*What you need to do*
Leave out the pictures and restate the rest of the data exactly.

*Recorded information*
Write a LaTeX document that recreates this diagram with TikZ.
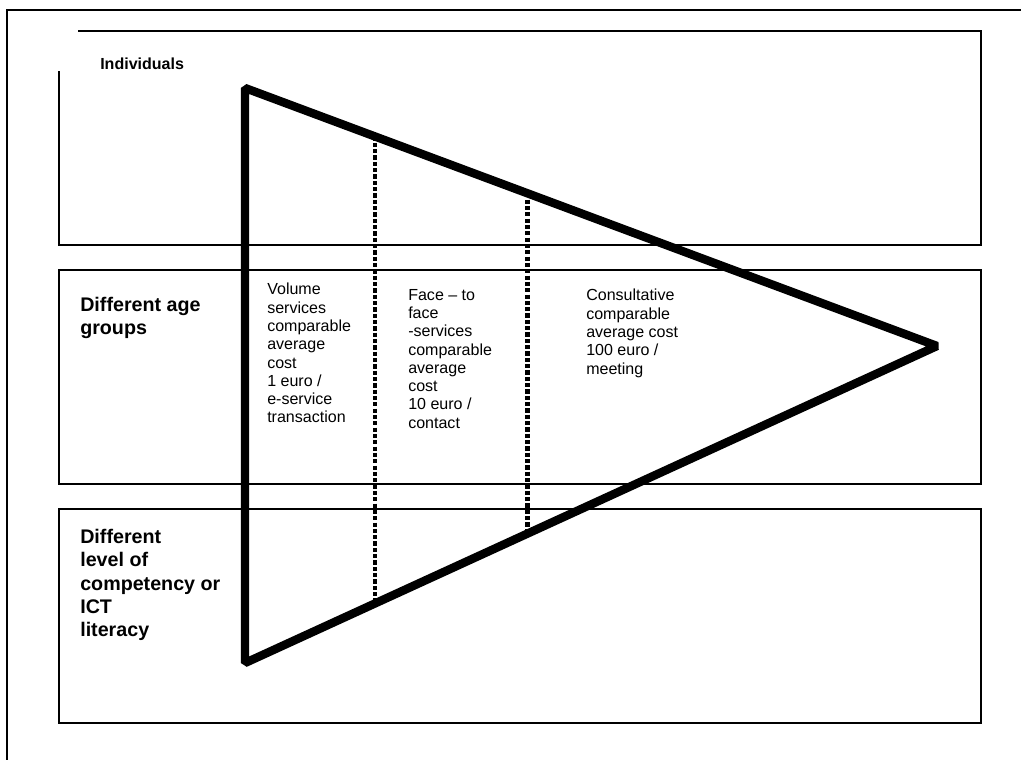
\documentclass[tikz,border=0pt]{standalone}
\usepackage{fontspec}
\setmainfont{Liberation Sans}
\usetikzlibrary{calc}

\begin{document}
\begin{tikzpicture}[x=0.025cm, y=-0.025cm, every node/.style={inner sep=0pt, anchor=north west, align=left, font=\fontsize{11.4}{13}\selectfont}]
	\useasboundingbox (0,0) rectangle (1021,760);
	% frame and the three lanes
	\draw[line width=0.8pt] (7,760) -- (7,10) -- (1021,10);
	\draw[line width=0.9pt] (78,31) -- (981,31) -- (981,245) -- (59,245) -- (59,71);
	\draw[line width=0.9pt] (59,270) rectangle (981,484);
	\draw[line width=0.9pt] (59,509) rectangle (981,723);
	\node[font=\bfseries\fontsize{11.4}{13}\selectfont] (indiv) at (100,58) {Individuals};
	\node[font=\bfseries\fontsize{14}{16.6}\selectfont] (age) at (80,297) {Different age\\groups};
	\node[font=\bfseries\fontsize{14}{16.6}\selectfont] (ict) at (80,529) {Different\\level of\\competency or\\ICT\\literacy};
	% the funnel
	\coordinate (top) at (245,88);
	\coordinate (bot) at (245,663);
	\coordinate (apex) at (937,346);
	\draw[line width=6pt, line join=bevel] (apex) -- (top) -- (bot) -- cycle;
	\draw[line width=3.4pt, dash pattern=on 3pt off 1.5pt] ($(top)!0.188!(apex)$) -- ($(bot)!0.188!(apex)$);
	\draw[line width=3.4pt, dash pattern=on 3pt off 1.5pt] ($(top)!0.408!(apex)$) -- ($(bot)!0.408!(apex)$);
	\node (volume) at (267,283) {Volume\\services\\comparable\\average\\cost\\1 euro /\\e-service\\transaction};
	\node (face) at (408,289) {Face -- to\\face\\-services\\comparable\\average\\cost\\10 euro /\\contact};
	\node (consult) at (586,289) {Consultative\\comparable\\average cost\\100 euro /\\meeting};
\end{tikzpicture}
\end{document}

*Answer to this task*
Write a LaTeX document that recreates this diagram with TikZ.
\documentclass[tikz,border=0pt]{standalone}
\usepackage{fontspec}
\setmainfont{Liberation Sans}
\usetikzlibrary{calc}

\begin{document}
\begin{tikzpicture}[x=0.025cm, y=-0.025cm, every node/.style={inner sep=0pt, anchor=north west, align=left, font=\fontsize{11.4}{13}\selectfont}]
	\useasboundingbox (0,0) rectangle (1021,760);
	% frame and the three lanes
	\draw[line width=0.8pt] (7,760) -- (7,10) -- (1021,10);
	\draw[line width=0.9pt] (78,31) -- (981,31) -- (981,245) -- (59,245) -- (59,71);
	\draw[line width=0.9pt] (59,270) rectangle (981,484);
	\draw[line width=0.9pt] (59,509) rectangle (981,723);
	\node[font=\bfseries\fontsize{11.4}{13}\selectfont] (indiv) at (100,58) {Individuals};
	\node[font=\bfseries\fontsize{14}{16.6}\selectfont] (age) at (80,297) {Different age\\groups};
	\node[font=\bfseries\fontsize{14}{16.6}\selectfont] (ict) at (80,529) {Different\\level of\\competency or\\ICT\\literacy};
	% the funnel
	\coordinate (top) at (245,88);
	\coordinate (bot) at (245,663);
	\coordinate (apex) at (937,346);
	\draw[line width=6pt, line join=bevel] (apex) -- (top) -- (bot) -- cycle;
	\draw[line width=3.4pt, dash pattern=on 3pt off 1.5pt] ($(top)!0.188!(apex)$) -- ($(bot)!0.188!(apex)$);
	\draw[line width=3.4pt, dash pattern=on 3pt off 1.5pt] ($(top)!0.408!(apex)$) -- ($(bot)!0.408!(apex)$);
	\node (volume) at (267,283) {Volume\\services\\comparable\\average\\cost\\1 euro /\\e-service\\transaction};
	\node (face) at (408,289) {Face -- to\\face\\-services\\comparable\\average\\cost\\10 euro /\\contact};
	\node (consult) at (586,289) {Consultative\\comparable\\average cost\\100 euro /\\meeting};
\end{tikzpicture}
\end{document}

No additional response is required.